# What to do in Cyprus?



## Tommo1968 (May 26, 2009)

Hi everyone,

been in Cyprus 3 weeks now. The job's going well, got myself a great appartment in Limassol and sorted out a car from a nice dealer in Paphos. 

But I am finding the evenings and weekends a litle slow, so I'm looking for suggestions for clubs, societies etc to join and get myself more involved with the ex pat communcty out here.

I'm game to try anything and love football (Liverpool fan ), Golf (clubs arriving this weekend! Keeping fit (already joined the HHH), SCUBA, drinking, dancing and socialising. I'm also open to trying quieter, more relaxed passtimes (a colleague tells me there's a Scrabble society on the island, but I'm not sure if she's pulling my leg!)

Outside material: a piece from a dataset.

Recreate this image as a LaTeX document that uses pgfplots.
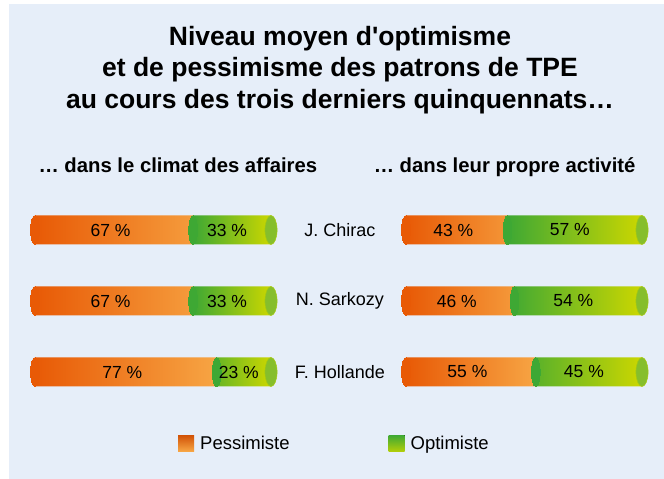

I'm happy to travel so I'm looking for suggestions, invites, whatever!

Cheers

Tom


----------



## momo (Jun 28, 2009)

Hi Tom
Try the Hash Harriers - its not all running!!! They have a great social side if your up for anything.
They have a group based in Limassol (plus rest of island) look them up on the net.

momo


----------



## Tommo1968 (May 26, 2009)

momo said:


> Hi Tom
> Try the Hash Harriers - its not all running!!! They have a great social side if your up for anything.
> They have a group based in Limassol (plus rest of island) look them up on the net.
> 
> momo


Thanks Momo,

I actually did my first hash run yesterday as they had been reccomended to me by a friend in the UK.

TOM :clap2:


----------